The bill’s origins suggest that the issue lacks the institutional support that drives much legislation in the City Council. Unlike the paid-sick-leave bill—drafted over several years by then-Councilwoman Gale Brewer and her legislative staff, along with advocacy groups like A Better Balance, Make the Road New York and the Working Families Party, and eventually aides to then-Speaker Christine Quinn—the paid-vacation bill appears to have emerged with no apparent backer other than Mr. Williams.

Even the bill’s other co-sponsor, Manhattan Councilman Corey Johnson, didn’t realize he was the only other member to sign on to it before it was introduced, one source said. (Mr. Johnson did not respond to a request for comment.)

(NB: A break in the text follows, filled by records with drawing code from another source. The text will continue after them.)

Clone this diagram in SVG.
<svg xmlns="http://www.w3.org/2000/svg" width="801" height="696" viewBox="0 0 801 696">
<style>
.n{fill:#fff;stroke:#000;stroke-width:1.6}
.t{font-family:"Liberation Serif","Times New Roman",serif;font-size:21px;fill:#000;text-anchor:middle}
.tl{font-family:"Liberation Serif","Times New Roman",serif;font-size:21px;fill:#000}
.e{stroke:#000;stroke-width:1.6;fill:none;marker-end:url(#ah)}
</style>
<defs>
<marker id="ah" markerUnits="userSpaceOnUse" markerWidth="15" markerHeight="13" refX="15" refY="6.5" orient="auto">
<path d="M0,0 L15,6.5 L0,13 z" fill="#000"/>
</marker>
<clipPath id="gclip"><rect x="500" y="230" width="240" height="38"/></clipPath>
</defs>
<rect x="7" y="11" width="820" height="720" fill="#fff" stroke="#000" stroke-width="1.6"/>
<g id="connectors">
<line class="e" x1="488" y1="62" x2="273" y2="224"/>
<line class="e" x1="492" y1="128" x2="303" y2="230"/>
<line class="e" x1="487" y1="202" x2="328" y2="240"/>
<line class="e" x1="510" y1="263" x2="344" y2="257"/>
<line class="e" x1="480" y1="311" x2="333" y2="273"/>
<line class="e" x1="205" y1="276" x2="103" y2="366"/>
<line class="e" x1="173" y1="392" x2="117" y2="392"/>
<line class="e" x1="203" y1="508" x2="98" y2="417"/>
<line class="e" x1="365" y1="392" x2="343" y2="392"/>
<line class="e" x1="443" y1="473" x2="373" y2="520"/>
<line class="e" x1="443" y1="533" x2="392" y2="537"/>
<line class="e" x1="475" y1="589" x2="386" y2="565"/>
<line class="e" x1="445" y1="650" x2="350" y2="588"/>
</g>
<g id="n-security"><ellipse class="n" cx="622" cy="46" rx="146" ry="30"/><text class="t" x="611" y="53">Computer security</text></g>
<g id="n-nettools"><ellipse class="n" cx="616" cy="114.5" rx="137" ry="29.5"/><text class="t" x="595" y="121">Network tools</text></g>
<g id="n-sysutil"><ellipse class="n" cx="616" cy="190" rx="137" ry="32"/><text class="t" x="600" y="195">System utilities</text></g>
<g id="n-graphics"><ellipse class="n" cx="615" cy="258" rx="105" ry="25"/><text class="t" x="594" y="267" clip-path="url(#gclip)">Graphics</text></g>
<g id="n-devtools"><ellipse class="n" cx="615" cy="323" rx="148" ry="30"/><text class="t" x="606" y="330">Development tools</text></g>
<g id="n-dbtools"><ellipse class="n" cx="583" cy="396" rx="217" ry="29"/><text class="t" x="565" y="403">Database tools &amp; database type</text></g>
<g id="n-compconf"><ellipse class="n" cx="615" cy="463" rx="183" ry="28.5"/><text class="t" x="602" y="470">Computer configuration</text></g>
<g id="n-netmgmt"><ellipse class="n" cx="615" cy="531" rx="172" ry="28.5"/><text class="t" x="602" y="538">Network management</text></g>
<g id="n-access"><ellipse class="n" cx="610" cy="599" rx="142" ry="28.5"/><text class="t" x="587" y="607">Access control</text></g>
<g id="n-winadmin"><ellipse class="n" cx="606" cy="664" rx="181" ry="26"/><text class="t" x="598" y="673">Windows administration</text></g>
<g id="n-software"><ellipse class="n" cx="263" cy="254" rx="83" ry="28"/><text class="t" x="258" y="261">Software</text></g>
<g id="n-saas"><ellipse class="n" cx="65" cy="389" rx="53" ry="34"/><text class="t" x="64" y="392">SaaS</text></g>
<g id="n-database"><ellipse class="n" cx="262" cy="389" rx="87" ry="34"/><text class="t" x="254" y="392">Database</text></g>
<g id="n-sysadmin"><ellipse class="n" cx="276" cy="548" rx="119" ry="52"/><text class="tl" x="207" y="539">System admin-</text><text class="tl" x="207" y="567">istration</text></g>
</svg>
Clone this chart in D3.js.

Under the proposed bill, vacation time would be accrued based on the amount of time worked. An employee would earn 40 annual hours of paid vacation time upon reaching 12 months of work, 60 hours per year at 18 months, 80 hours at 30 months, and 120 hours for 60 months.

This, on top of the five days already required for each employee under the paid-sick-leave law that went into effect April 1, amounts to as much as four weeks of paid time off a year.

Most employers provide paid vacation time, but some smaller businesses are unable to or can’t afford it, or do so on a looser, less-regulated basis. The Brooklyn councilman’s bill calls for employers to be fined $500 or more for failing to provide paid vacation time to workers.

Legislation introduced in the council often originates from within progressive grassroots organizations and think tanks before landing on the desk of whichever council member is seen as most sympathetic to the cause (or most likely to shepherd it to passage). These bills then go through several drafting rounds with the council’s legal staff to ensure every ‘T’ is crossed and every term defined.

But sometimes bills spring spontaneously from the minds of council members (or the minds of their legislative directors), without any consultation from advocacy groups or stakeholders on the potential impact.

The paid-vacation-leave bill appears to have taken the latter route.

Tepid response

“Nobody asked our opinion before it [was introduced],” said Javier Valdés, co-executive director of immigrant-rights group Make the Road, who was one of the authors of the paid-sick-leave bill.

The Working Families Party also was not involved in writing the paid-vacation-leave legislation, a source said. Nor was the legal-advocacy group A Better Balance. Both organizations helped craft the sick-leave bill.

Other members of the council said they only first heard of the bill after Crain’s broke the news March 31. Few seemed particularly enthused by its introduction, citing concerns from employers in their districts about the rush to comply with the recently expanded paid-sick-leave law.

“We can’t keep nickel-and-diming small businesses,” groused one council member, noting the paid-sick-leave law had not even gone into effect before the vacation bill emerged.

“We got to pump the brakes a little on this stuff,” said another.

Indeed, while Mr. de Blasio has been an unabashed booster for paid sick leave, his office declined to take a stance on Mr. Williams’ bill.”

The administration has not reviewed the legislation, and is focused on ensuring that the millions of New Yorkers now covered by paid sick leave get the benefits they deserve, and that the businesses that employ them have the information they need to effectively implement the new law,” a spokeswoman for the mayor said.

Alicia Glen, deputy mayor for housing and economic development, was similarly evasive when asked about the bill after delivering a speech before the Association for a Better New York. “We just started implementing paid sick days yesterday, so I’m really focused on that right now,” she said last Wednesday.

Seven years ago, the Washington, D.C.-based Center for Economic and Policy Research produced a report that found the U.S. to be the only developed country in the world that does not legally guarantee vacation time. John Schmitt, one of the report’s authors, said he hadn’t heard of the New York bill, but said it could represent a “small step” toward bringing that benefit to the U.S.

Mr. Williams may have doomed his bill’s chances by declining to go the more established route of involving the various think tanks and progressive groups in the drafting of the legislation. Mr. Valdés of Make the Road said that while the intent of the vacation-leave bill appears worthy, it is not a priority issue for his group.

“We really need to see a strategy behind how to actually move this forward,” he said. “We don’t feel that introducing legislation without any strategy helps anybody.”

Mr. Williams’ aides cite a recent bill mandating paid vacation time in Washington state as inspiration. But in a subsequent interview, Mr. Williams distanced himself from his own legislation, arguing that he introduces dozens of bills and that this one was meant to serve as a “conversation starter.”

“An idea has been introduced,” he said. Bringing advocates on board “happens after you’ve decided you want to push this forward.”